• [Exercise goal]: Working from the top of the listing below, retype each line through the line containing "angle_2x9 = [119, 142, 159, 170]", both included, with no pictures.

• [Supplied material]:
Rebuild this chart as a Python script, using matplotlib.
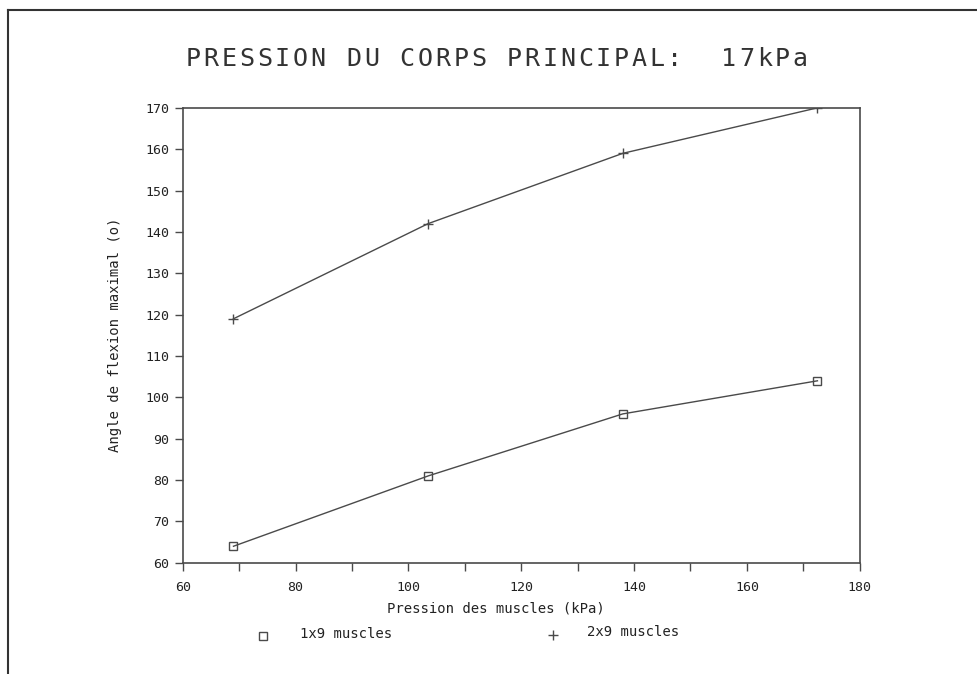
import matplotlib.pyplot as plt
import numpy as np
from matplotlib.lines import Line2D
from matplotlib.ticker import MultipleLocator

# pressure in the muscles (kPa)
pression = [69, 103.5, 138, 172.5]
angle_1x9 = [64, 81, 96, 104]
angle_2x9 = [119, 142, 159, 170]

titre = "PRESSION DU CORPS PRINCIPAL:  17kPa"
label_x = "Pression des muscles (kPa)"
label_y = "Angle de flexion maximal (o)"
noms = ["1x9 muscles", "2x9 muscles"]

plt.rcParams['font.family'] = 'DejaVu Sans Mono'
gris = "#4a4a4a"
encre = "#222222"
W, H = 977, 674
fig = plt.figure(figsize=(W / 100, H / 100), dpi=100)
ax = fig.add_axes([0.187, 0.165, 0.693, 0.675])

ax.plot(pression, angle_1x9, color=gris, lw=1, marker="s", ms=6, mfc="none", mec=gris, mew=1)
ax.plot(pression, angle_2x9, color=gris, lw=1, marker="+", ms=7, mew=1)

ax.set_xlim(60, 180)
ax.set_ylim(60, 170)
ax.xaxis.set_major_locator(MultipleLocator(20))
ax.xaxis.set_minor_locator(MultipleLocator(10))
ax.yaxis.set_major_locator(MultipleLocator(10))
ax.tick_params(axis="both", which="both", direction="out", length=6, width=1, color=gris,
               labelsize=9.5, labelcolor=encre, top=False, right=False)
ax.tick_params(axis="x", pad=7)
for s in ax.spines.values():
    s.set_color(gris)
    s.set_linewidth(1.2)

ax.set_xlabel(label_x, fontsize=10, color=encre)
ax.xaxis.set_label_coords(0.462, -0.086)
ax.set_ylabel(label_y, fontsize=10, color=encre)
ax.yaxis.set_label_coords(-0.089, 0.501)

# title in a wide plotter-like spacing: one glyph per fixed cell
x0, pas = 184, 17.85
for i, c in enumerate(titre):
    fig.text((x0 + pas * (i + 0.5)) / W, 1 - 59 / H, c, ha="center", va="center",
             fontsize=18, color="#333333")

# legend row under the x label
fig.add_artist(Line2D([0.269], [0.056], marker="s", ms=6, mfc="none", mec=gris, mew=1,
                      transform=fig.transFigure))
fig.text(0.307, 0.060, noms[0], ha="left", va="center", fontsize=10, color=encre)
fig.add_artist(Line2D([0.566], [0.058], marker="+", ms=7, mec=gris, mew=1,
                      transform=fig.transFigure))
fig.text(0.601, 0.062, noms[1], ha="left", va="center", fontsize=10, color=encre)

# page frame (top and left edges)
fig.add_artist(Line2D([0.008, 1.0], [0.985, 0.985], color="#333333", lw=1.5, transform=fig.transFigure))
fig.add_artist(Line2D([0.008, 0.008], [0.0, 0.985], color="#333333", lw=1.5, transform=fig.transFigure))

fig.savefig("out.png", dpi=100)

• [Exercise output]:
Rebuild this chart as a Python script, using matplotlib.
import matplotlib.pyplot as plt
import numpy as np
from matplotlib.lines import Line2D
from matplotlib.ticker import MultipleLocator

# pressure in the muscles (kPa)
pression = [69, 103.5, 138, 172.5]
angle_1x9 = [64, 81, 96, 104]
angle_2x9 = [119, 142, 159, 170]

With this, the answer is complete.